*Exercise aim*: Your task is to copy the listing exactly. Drop any pictures from the copy.

*Material*:

=-=-=

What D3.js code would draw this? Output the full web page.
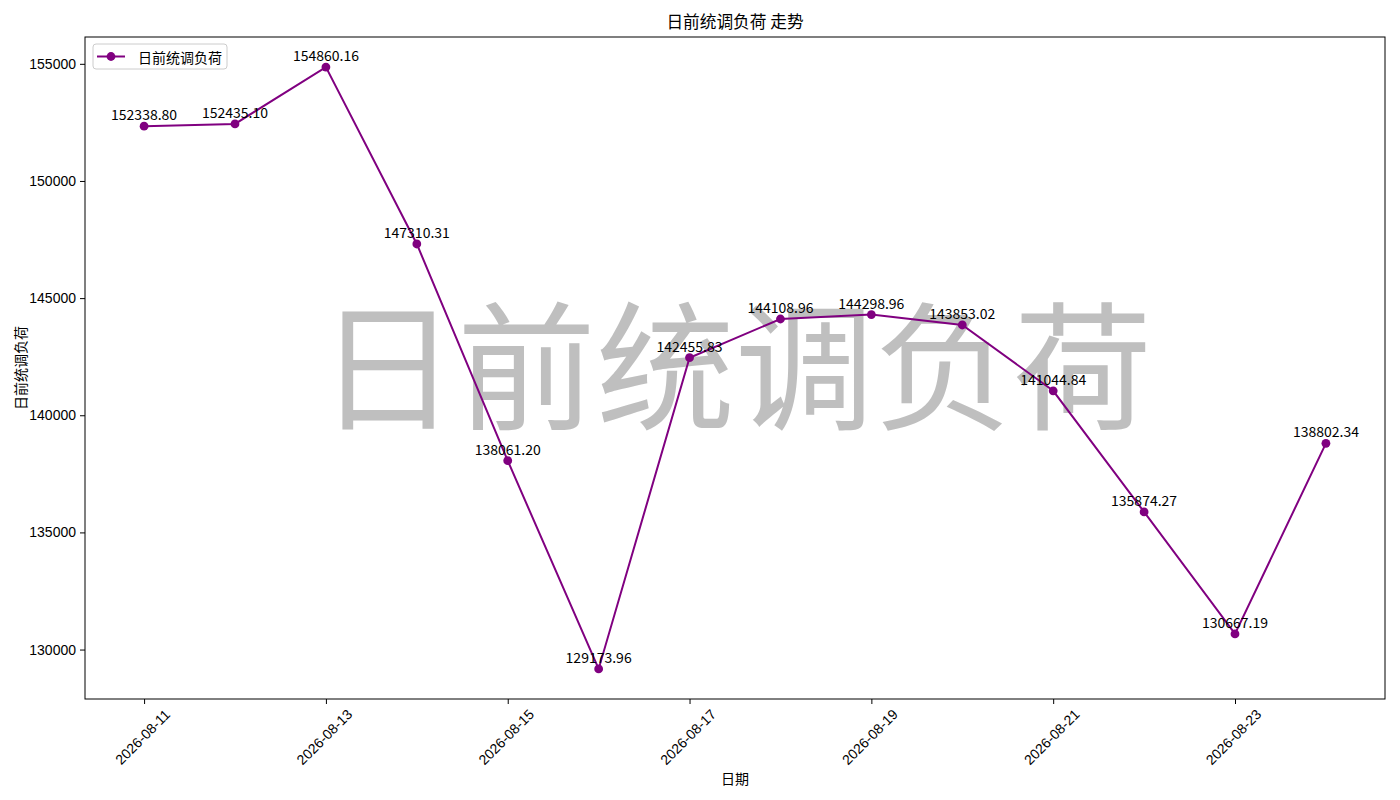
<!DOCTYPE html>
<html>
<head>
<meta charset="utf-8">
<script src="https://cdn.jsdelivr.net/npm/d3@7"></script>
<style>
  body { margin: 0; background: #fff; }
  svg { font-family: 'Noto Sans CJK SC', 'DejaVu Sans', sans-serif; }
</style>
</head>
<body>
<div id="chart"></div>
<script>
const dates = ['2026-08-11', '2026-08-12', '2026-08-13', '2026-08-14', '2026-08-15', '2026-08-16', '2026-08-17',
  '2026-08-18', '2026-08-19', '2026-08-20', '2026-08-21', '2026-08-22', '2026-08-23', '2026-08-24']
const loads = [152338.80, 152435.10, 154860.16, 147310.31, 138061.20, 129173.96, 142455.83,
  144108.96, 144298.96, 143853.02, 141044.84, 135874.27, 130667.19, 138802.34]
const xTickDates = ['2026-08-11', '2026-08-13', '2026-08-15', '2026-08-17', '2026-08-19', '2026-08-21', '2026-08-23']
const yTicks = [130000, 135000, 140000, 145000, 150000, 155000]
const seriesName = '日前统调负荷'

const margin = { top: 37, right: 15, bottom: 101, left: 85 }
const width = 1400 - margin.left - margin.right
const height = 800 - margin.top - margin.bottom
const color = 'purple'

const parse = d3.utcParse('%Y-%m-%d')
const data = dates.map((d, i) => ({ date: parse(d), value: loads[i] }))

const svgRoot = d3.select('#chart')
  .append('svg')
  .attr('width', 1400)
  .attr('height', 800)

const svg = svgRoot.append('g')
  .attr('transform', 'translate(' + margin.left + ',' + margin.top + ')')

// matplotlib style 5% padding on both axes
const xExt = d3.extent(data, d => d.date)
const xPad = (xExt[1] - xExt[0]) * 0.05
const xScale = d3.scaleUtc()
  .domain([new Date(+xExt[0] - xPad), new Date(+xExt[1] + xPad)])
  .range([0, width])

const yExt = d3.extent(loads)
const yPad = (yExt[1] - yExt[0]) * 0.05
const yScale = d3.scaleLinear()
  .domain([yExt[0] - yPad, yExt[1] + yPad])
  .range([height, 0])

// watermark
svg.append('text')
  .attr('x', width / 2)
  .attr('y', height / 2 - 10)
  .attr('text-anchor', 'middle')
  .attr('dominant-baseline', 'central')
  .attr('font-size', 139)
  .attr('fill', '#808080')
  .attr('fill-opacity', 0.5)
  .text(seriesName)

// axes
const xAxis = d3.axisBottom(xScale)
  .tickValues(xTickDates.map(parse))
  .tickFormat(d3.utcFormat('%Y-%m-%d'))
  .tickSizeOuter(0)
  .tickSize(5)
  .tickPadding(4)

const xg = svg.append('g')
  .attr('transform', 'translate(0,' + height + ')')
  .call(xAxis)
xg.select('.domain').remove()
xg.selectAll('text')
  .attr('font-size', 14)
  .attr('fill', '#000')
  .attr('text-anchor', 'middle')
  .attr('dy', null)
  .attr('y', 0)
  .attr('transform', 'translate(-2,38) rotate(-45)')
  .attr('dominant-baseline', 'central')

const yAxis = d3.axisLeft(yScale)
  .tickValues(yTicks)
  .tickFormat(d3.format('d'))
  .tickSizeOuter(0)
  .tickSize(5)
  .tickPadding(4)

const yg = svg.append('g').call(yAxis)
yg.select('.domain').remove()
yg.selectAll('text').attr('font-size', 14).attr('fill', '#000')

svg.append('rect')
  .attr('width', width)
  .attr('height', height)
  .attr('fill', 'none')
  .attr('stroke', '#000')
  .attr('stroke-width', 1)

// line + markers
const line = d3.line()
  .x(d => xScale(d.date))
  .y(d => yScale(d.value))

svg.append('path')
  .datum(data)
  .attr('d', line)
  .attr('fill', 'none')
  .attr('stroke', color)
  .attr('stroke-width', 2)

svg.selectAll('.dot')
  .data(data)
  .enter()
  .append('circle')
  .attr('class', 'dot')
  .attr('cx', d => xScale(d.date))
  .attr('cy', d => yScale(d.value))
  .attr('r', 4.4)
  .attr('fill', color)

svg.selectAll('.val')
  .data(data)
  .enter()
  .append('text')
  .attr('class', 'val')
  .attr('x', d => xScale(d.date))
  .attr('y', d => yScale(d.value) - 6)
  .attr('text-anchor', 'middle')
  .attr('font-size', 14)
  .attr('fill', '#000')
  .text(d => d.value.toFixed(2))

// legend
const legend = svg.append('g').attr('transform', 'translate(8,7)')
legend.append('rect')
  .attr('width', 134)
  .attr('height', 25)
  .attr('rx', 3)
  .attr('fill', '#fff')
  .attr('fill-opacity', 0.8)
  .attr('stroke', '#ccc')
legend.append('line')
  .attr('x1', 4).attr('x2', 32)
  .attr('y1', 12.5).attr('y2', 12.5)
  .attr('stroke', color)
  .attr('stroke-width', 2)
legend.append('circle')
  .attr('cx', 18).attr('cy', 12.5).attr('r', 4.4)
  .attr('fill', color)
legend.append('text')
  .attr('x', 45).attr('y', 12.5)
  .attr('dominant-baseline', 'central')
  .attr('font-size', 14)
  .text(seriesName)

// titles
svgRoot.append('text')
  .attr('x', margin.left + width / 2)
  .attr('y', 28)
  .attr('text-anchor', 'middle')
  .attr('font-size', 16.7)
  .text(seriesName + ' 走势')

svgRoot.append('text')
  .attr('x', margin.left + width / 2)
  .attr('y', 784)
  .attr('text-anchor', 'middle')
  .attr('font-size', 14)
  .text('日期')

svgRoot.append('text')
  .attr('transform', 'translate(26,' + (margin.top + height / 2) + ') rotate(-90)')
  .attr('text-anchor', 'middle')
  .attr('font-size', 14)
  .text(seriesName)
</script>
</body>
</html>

=-=-=

*Result of this task*:
What D3.js code would draw this? Output the full web page.
<!DOCTYPE html>
<html>
<head>
<meta charset="utf-8">
<script src="https://cdn.jsdelivr.net/npm/d3@7"></script>
<style>
  body { margin: 0; background: #fff; }
  svg { font-family: 'Noto Sans CJK SC', 'DejaVu Sans', sans-serif; }
</style>
</head>
<body>
<div id="chart"></div>
<script>
const dates = ['2026-08-11', '2026-08-12', '2026-08-13', '2026-08-14', '2026-08-15', '2026-08-16', '2026-08-17',
  '2026-08-18', '2026-08-19', '2026-08-20', '2026-08-21', '2026-08-22', '2026-08-23', '2026-08-24']
const loads = [152338.80, 152435.10, 154860.16, 147310.31, 138061.20, 129173.96, 142455.83,
  144108.96, 144298.96, 143853.02, 141044.84, 135874.27, 130667.19, 138802.34]
const xTickDates = ['2026-08-11', '2026-08-13', '2026-08-15', '2026-08-17', '2026-08-19', '2026-08-21', '2026-08-23']
const yTicks = [130000, 135000, 140000, 145000, 150000, 155000]
const seriesName = '日前统调负荷'

const margin = { top: 37, right: 15, bottom: 101, left: 85 }
const width = 1400 - margin.left - margin.right
const height = 800 - margin.top - margin.bottom
const color = 'purple'

const parse = d3.utcParse('%Y-%m-%d')
const data = dates.map((d, i) => ({ date: parse(d), value: loads[i] }))

const svgRoot = d3.select('#chart')
  .append('svg')
  .attr('width', 1400)
  .attr('height', 800)

const svg = svgRoot.append('g')
  .attr('transform', 'translate(' + margin.left + ',' + margin.top + ')')

// matplotlib style 5% padding on both axes
const xExt = d3.extent(data, d => d.date)
const xPad = (xExt[1] - xExt[0]) * 0.05
const xScale = d3.scaleUtc()
  .domain([new Date(+xExt[0] - xPad), new Date(+xExt[1] + xPad)])
  .range([0, width])

const yExt = d3.extent(loads)
const yPad = (yExt[1] - yExt[0]) * 0.05
const yScale = d3.scaleLinear()
  .domain([yExt[0] - yPad, yExt[1] + yPad])
  .range([height, 0])

// watermark
svg.append('text')
  .attr('x', width / 2)
  .attr('y', height / 2 - 10)
  .attr('text-anchor', 'middle')
  .attr('dominant-baseline', 'central')
  .attr('font-size', 139)
  .attr('fill', '#808080')
  .attr('fill-opacity', 0.5)
  .text(seriesName)

// axes
const xAxis = d3.axisBottom(xScale)
  .tickValues(xTickDates.map(parse))
  .tickFormat(d3.utcFormat('%Y-%m-%d'))
  .tickSizeOuter(0)
  .tickSize(5)
  .tickPadding(4)

const xg = svg.append('g')
  .attr('transform', 'translate(0,' + height + ')')
  .call(xAxis)
xg.select('.domain').remove()
xg.selectAll('text')
  .attr('font-size', 14)
  .attr('fill', '#000')
  .attr('text-anchor', 'middle')
  .attr('dy', null)
  .attr('y', 0)
  .attr('transform', 'translate(-2,38) rotate(-45)')
  .attr('dominant-baseline', 'central')

const yAxis = d3.axisLeft(yScale)
  .tickValues(yTicks)
  .tickFormat(d3.format('d'))
  .tickSizeOuter(0)
  .tickSize(5)
  .tickPadding(4)

const yg = svg.append('g').call(yAxis)
yg.select('.domain').remove()
yg.selectAll('text').attr('font-size', 14).attr('fill', '#000')

svg.append('rect')
  .attr('width', width)
  .attr('height', height)
  .attr('fill', 'none')
  .attr('stroke', '#000')
  .attr('stroke-width', 1)

// line + markers
const line = d3.line()
  .x(d => xScale(d.date))
  .y(d => yScale(d.value))

svg.append('path')
  .datum(data)
  .attr('d', line)
  .attr('fill', 'none')
  .attr('stroke', color)
  .attr('stroke-width', 2)

svg.selectAll('.dot')
  .data(data)
  .enter()
  .append('circle')
  .attr('class', 'dot')
  .attr('cx', d => xScale(d.date))
  .attr('cy', d => yScale(d.value))
  .attr('r', 4.4)
  .attr('fill', color)

svg.selectAll('.val')
  .data(data)
  .enter()
  .append('text')
  .attr('class', 'val')
  .attr('x', d => xScale(d.date))
  .attr('y', d => yScale(d.value) - 6)
  .attr('text-anchor', 'middle')
  .attr('font-size', 14)
  .attr('fill', '#000')
  .text(d => d.value.toFixed(2))

// legend
const legend = svg.append('g').attr('transform', 'translate(8,7)')
legend.append('rect')
  .attr('width', 134)
  .attr('height', 25)
  .attr('rx', 3)
  .attr('fill', '#fff')
  .attr('fill-opacity', 0.8)
  .attr('stroke', '#ccc')
legend.append('line')
  .attr('x1', 4).attr('x2', 32)
  .attr('y1', 12.5).attr('y2', 12.5)
  .attr('stroke', color)
  .attr('stroke-width', 2)
legend.append('circle')
  .attr('cx', 18).attr('cy', 12.5).attr('r', 4.4)
  .attr('fill', color)
legend.append('text')
  .attr('x', 45).attr('y', 12.5)
  .attr('dominant-baseline', 'central')
  .attr('font-size', 14)
  .text(seriesName)

// titles
svgRoot.append('text')
  .attr('x', margin.left + width / 2)
  .attr('y', 28)
  .attr('text-anchor', 'middle')
  .attr('font-size', 16.7)
  .text(seriesName + ' 走势')

svgRoot.append('text')
  .attr('x', margin.left + width / 2)
  .attr('y', 784)
  .attr('text-anchor', 'middle')
  .attr('font-size', 14)
  .text('日期')

svgRoot.append('text')
  .attr('transform', 'translate(26,' + (margin.top + height / 2) + ') rotate(-90)')
  .attr('text-anchor', 'middle')
  .attr('font-size', 14)
  .text(seriesName)
</script>
</body>
</html>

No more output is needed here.